Influential home-builder granted special tax favor by Fresno politicians | Opinion
Fresno’s most influential developer asked the city council to exempt 71 new homes he wants to build from certain fees designed to cover the costs of bringing police and fire service to the city’s outskirts.
We can’t possibly do that, council members replied. So instead, by a 4-3 majority, they exempted 12,000 new and previously approved homes from such fees and left the city’s general fund holding the bag.
At full build out, the annual shortfall from the public safety piggy bank would be $1.8 million. According to a hastily prepared financial analysis openly discussed by council members and city staff but undisclosed to the public.
That’s a condensed version of an issue that sucked up more than 3 hours of the last two Fresno City Council meetings: a 2-hour debate on Sept. 28 followed by Thursday’s 1 hour, 18-minute “special meeting” contained within the regular session.
Why so much time? Because sprawl is a long-winded conversation bristling with political implications for next year’s election.
And because the developer who requested the tax break for his company’s 71-home project happens to be Darius Assemi, the CEO of Granville Homes, owner of GV Wire and major campaign donor.
Assemi spent Thursday’s special meeting sitting in the second row and was seen chatting with Fresno Mayor Jerry Dyer. He did not speak during public comment. But during a lull in the council debate, Assemi stepped to the podium without being invited to do so by Council President Tyler Maxwell.
Maxwell seemed surprised but allowed Assemi to continue under the pretense that he was answering a question posed by Councilmember Mike Karbassi.
Karbassi, who co-hosts a weekly podcast with Assemi and authored a competing measure to do away with those developer fees altogether, hadn’t asked a question.
Prior to the council’s vote, Assemi wanted the overhead projector to display a “heat map” depicting which areas of Fresno have the most police and fire responses.

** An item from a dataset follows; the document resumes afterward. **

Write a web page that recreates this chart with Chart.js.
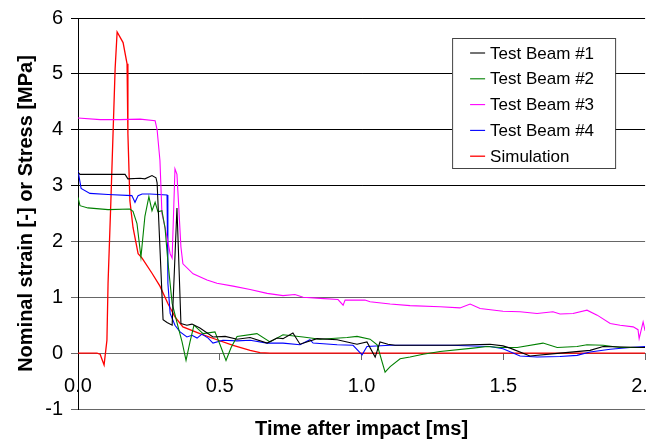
<!DOCTYPE html>
<html lang="en">
<head>
    <meta charset="UTF-8">
    <title>Nominal strain or stress after impact</title>
    <script src="https://cdn.jsdelivr.net/npm/chart.js"></script>
    <style>
        body {
            margin: 0;
            padding: 0;
            background: #fff;
            overflow: hidden;
        }

        .chart-box {
            width: 673px;
            height: 441px;
        }
    </style>
</head>
<body>
    <div class="chart-box">
        <canvas id="strainChart"></canvas>
    </div>

    <script>
        // Time after impact [ms] and value for each curve
        const beam1T = [0, 0.007, 0.166, 0.176, 0.219, 0.236, 0.261, 0.275, 0.279, 0.300, 0.314, 0.332, 0.349, 0.363, 0.384, 0.402, 0.430, 0.476, 0.519, 0.561, 0.607, 0.667, 0.702, 0.723, 0.758, 0.783, 0.843, 0.914, 0.949, 0.984, 1.019, 1.048, 1.065, 1.093, 1.118, 1.312, 1.453, 1.499, 1.524, 1.594, 1.700, 1.806, 1.852, 2.0];
        const beam1V = [3.24, 3.2, 3.2, 3.12, 3.13, 3.12, 3.18, 3.14, 3.05, 0.6, 0.55, 0.5, 2.6, 0.53, 0.5, 0.52, 0.45, 0.29, 0.3, 0.25, 0.28, 0.18, 0.27, 0.26, 0.36, 0.16, 0.26, 0.24, 0.2, 0.16, 0.2, -0.07, 0.2, 0.16, 0.14, 0.14, 0.16, 0.13, 0.09, -0.05, 0.0, 0.05, 0.12, 0.1];

        const beam2T = [0, 0.007, 0.035, 0.106, 0.183, 0.194, 0.208, 0.222, 0.236, 0.250, 0.261, 0.272, 0.282, 0.296, 0.307, 0.317, 0.332, 0.353, 0.367, 0.381, 0.395, 0.409, 0.441, 0.483, 0.501, 0.522, 0.540, 0.561, 0.631, 0.677, 0.723, 0.794, 0.854, 0.949, 0.984, 1.030, 1.055, 1.083, 1.101, 1.136, 1.171, 1.217, 1.277, 1.393, 1.443, 1.489, 1.549, 1.640, 1.690, 1.760, 1.795, 1.852, 1.912, 2.0];
        const beam2V = [2.79, 2.64, 2.6, 2.57, 2.58, 2.54, 2.32, 1.72, 2.45, 2.8, 2.55, 2.7, 2.53, 2.55, 2.24, 1.64, 0.89, 0.47, 0.2, -0.13, 0.2, 0.5, 0.35, 0.38, 0.15, -0.13, 0.1, 0.3, 0.35, 0.2, 0.33, 0.29, 0.25, 0.28, 0.3, 0.25, 0.15, -0.34, -0.24, -0.1, -0.07, -0.02, 0.03, 0.09, 0.12, 0.1, 0.1, 0.18, 0.1, 0.12, 0.15, 0.14, 0.1, 0.1];

        const beam3T = [0, 0.078, 0.148, 0.219, 0.272, 0.279, 0.289, 0.296, 0.307, 0.325, 0.332, 0.342, 0.349, 0.363, 0.370, 0.406, 0.455, 0.490, 0.547, 0.607, 0.667, 0.723, 0.765, 0.794, 0.854, 0.917, 0.935, 0.942, 1.012, 1.030, 1.101, 1.171, 1.277, 1.347, 1.383, 1.418, 1.499, 1.559, 1.619, 1.675, 1.700, 1.746, 1.795, 1.831, 1.877, 1.912, 1.958, 1.975, 1.979, 1.993, 2.0];
        const beam3V = [4.21, 4.18, 4.18, 4.19, 4.16, 4.0, 3.45, 2.5, 2.25, 1.78, 1.7, 3.3, 3.2, 1.9, 1.6, 1.42, 1.31, 1.25, 1.2, 1.14, 1.07, 1.03, 1.05, 1.0, 0.98, 0.96, 0.86, 0.95, 0.95, 0.92, 0.88, 0.85, 0.83, 0.81, 0.88, 0.8, 0.75, 0.74, 0.71, 0.74, 0.7, 0.71, 0.77, 0.68, 0.53, 0.5, 0.47, 0.42, 0.26, 0.56, 0.4];

        const beam4T = [0, 0.011, 0.042, 0.106, 0.190, 0.201, 0.212, 0.226, 0.254, 0.314, 0.317, 0.325, 0.342, 0.360, 0.384, 0.402, 0.420, 0.437, 0.459, 0.476, 0.511, 0.561, 0.607, 0.667, 0.723, 0.783, 0.818, 0.829, 0.914, 0.970, 1.002, 1.019, 1.101, 1.312, 1.453, 1.499, 1.559, 1.619, 1.700, 1.760, 1.806, 1.877, 1.947, 2.0];
        const beam4V = [3.27, 2.95, 2.86, 2.84, 2.82, 2.7, 2.82, 2.85, 2.85, 2.83, 1.25, 0.71, 0.5, 0.38, 0.29, 0.32, 0.27, 0.34, 0.27, 0.18, 0.23, 0.22, 0.23, 0.18, 0.18, 0.15, 0.24, 0.18, 0.15, 0.14, -0.03, 0.12, 0.14, 0.14, 0.12, 0.08, -0.05, -0.07, -0.06, -0.04, 0.02, 0.07, 0.1, 0.12];

        const simT = [0, 0.067, 0.078, 0.092, 0.102, 0.106, 0.116, 0.131, 0.138, 0.159, 0.173, 0.176, 0.183, 0.194, 0.212, 0.226, 0.261, 0.289, 0.317, 0.342, 0.370, 0.430, 0.490, 0.547, 0.607, 0.642, 0.677, 2.0];
        const simV = [0, 0, -0.02, -0.21, 0.23, 1.25, 2.73, 5.1, 5.75, 5.56, 5.18, 3.93, 2.73, 2.25, 1.78, 1.7, 1.43, 1.2, 0.89, 0.65, 0.47, 0.35, 0.24, 0.14, 0.05, 0.01, 0, 0];

        const seriesLabels = ['Test Beam #1', 'Test Beam #2', 'Test Beam #3', 'Test Beam #4', 'Simulation'];
        const xTicks = [0, 0.5, 1.0, 1.5, 2.0];
        const yTicks = [-1, 0, 1, 2, 3, 4, 5, 6];

        const toPoints = (t, v) => t.map((x, i) => ({ x: x, y: v[i] }));

        function makeSet(label, t, v, color, width) {
            return {
                label: label,
                data: toPoints(t, v),
                borderColor: color,
                backgroundColor: color,
                borderWidth: width,
                pointRadius: 0,
                tension: 0
            };
        }

        // legend drawn as a white box inside the plot, top right
        const boxLegend = {
            id: 'boxLegend',
            afterDraw(chart) {
                const ctx = chart.ctx;
                const area = chart.chartArea;
                const w = 163, h = 130;
                const left = area.right - 30 - w;
                const top = area.top + 20;
                ctx.save();
                ctx.fillStyle = '#fff';
                ctx.fillRect(left, top, w, h);
                ctx.strokeStyle = '#444';
                ctx.lineWidth = 1;
                ctx.strokeRect(left + 0.5, top + 0.5, w, h);
                ctx.font = "17px 'Liberation Sans', Arial, sans-serif";
                ctx.textBaseline = 'middle';
                ctx.textAlign = 'left';
                chart.data.datasets.forEach((ds, i) => {
                    const y = top + 15 + i * 25.8;
                    ctx.strokeStyle = ds.borderColor;
                    ctx.lineWidth = ds.borderWidth;
                    ctx.beginPath();
                    ctx.moveTo(left + 18, y);
                    ctx.lineTo(left + 33, y);
                    ctx.stroke();
                    ctx.fillStyle = '#000';
                    ctx.fillText(ds.label, left + 38, y + 1);
                });
                ctx.restore();
            }
        };

        Chart.defaults.font.family = "'Liberation Sans', Arial, sans-serif";
        Chart.defaults.color = '#000';

        const ctxStrain = document.getElementById('strainChart').getContext('2d');
        new Chart(ctxStrain, {
            type: 'line',
            data: {
                datasets: [
                    makeSet(seriesLabels[0], beam1T, beam1V, '#000000', 1.1),
                    makeSet(seriesLabels[1], beam2T, beam2V, '#008000', 1.1),
                    makeSet(seriesLabels[2], beam3T, beam3V, '#ff00ff', 1.1),
                    makeSet(seriesLabels[3], beam4T, beam4V, '#0000ff', 1.1),
                    makeSet(seriesLabels[4], simT, simV, '#ff0000', 1.3)
                ]
            },
            options: {
                responsive: true,
                maintainAspectRatio: false,
                animation: false,
                layout: {
                    padding: { top: 3, left: 0, right: 0, bottom: 0 }
                },
                scales: {
                    x: {
                        type: 'linear',
                        min: 0,
                        max: 2,
                        position: { y: 0 },
                        afterBuildTicks: s => { s.ticks = xTicks.map(v => ({ value: v })); },
                        ticks: {
                            autoSkip: false,
                            maxRotation: 0,
                            padding: 14,
                            font: { size: 20 },
                            callback: v => Number(v).toFixed(1)
                        },
                        grid: {
                            drawOnChartArea: false,
                            drawTicks: true,
                            tickLength: 7,
                            color: '#666'
                        },
                        border: { display: false }
                    },
                    y: {
                        min: -1,
                        max: 6,
                        afterBuildTicks: s => { s.ticks = yTicks.map(v => ({ value: v })); },
                        afterFit: s => { s.width = 78; },
                        ticks: {
                            padding: 8,
                            font: { size: 20, lineHeight: 1 }
                        },
                        grid: {
                            tickLength: 7,
                            color: c => (c.tick && c.tick.value >= 3 ? '#000' : '#666')
                        },
                        border: { color: '#000' },
                        title: {
                            display: true,
                            text: 'Nominal strain [-] or Stress [MPa]',
                            font: { size: 20, weight: 'bold' },
                            padding: { top: 14, bottom: 0 }
                        }
                    }
                },
                plugins: {
                    legend: { display: false },
                    tooltip: { enabled: false },
                    title: {
                        display: true,
                        text: 'Time after impact [ms]',
                        position: 'bottom',
                        fullSize: false,
                        font: { size: 20, weight: 'bold' },
                        color: '#000',
                        padding: { top: 8, bottom: 0 }
                    }
                }
            },
            plugins: [boxLegend]
        });
    </script>
</body>
</html>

As the developer argued that residents in new homes on the edges of town shouldn’t have to pay extra property taxes for stretching existing services (not to mention building future stations) because there are more calls in urban parts of the city, I sat at home watching the live stream and shaking my head.
So much for “One Fresno.” Would Assemi rather form a new city that excludes downtown and other parts he considers a financial drain?
Assemi didn’t get the map display he wanted, which must’ve irked him. But he did get the requisite council votes.
“I think this is a rushed decision that I don’t think we’re fully comprehending, taking full responsibility for,” warned Councilmember Annalisa Perea, who joined Councilmembers Miguel Arias and Gary Bredefeld in turning down the measure.
The council majority of Nelson Esparza, Luis Chavez, Maxwell and Karbassi disagreed, with Esparza disputing the entire premise of the $1.8 million shortfall projected by the city’s public works director.
“I would reject the premise that we’re putting the city in dire financial straits, because (the tax revenues in question) have never materialized at this point,” he said.
So just because the hole won’t have to be filled in next year’s budget, or the year after that, who really cares? Remember that the next time Esparza, or any council member, moans about being hamstrung by short-sighted decisions of the past.
City, county dispute tax sharing
The backdrop to all this is an ongoing debate between the city of Fresno and Fresno County over how to divide property tax revenues. Historically, it was a 50-50 split for homes built at the suburban fringe. In 2003, however, the county’s share increased to 62% — partially to discourage the city from further expanding.
That agreement expired in August 2020. Three years later, city and council officials remain at odds over what’s fair.
Dyer maintains the city’s 38% share is not enough to adequately fund police and fire services to new developments. Which is why his administration proposed Special Financial District 18 (and its $164 annual property tax hike for single-family homes), which was approved by the council last December.
While Dyer lobbies for a return to the 50-50 split (“or something close” as he put it Thursday), their county counterparts maintain the 62-38 arrangement actually favors the city considering the outsized demand city residents place on a wide range of county services.
Moreover, the county has the data to back up its assertions. Chavez, during his turn at the mic, asked city staff to produce their own set of numbers and figures that (presumably) would favor the city’s position.
Chavez, of course, is among three city council members challenging two incumbents on the county Board of Supervisors in the 2024 election. Chavez and Arias are running against Sal Quintero in District 3, while Bredefeld is opposing Steve Brandau in District 2.
Quintero and Brandau are former city council members who may be replaced by those following in their footsteps. If that happens, I wonder if the perspectives of two newly elected county supervisors will experience a sudden shift.
Something to think about while watching Fresno politicians hand a special favor to the city’s most influential home-builder.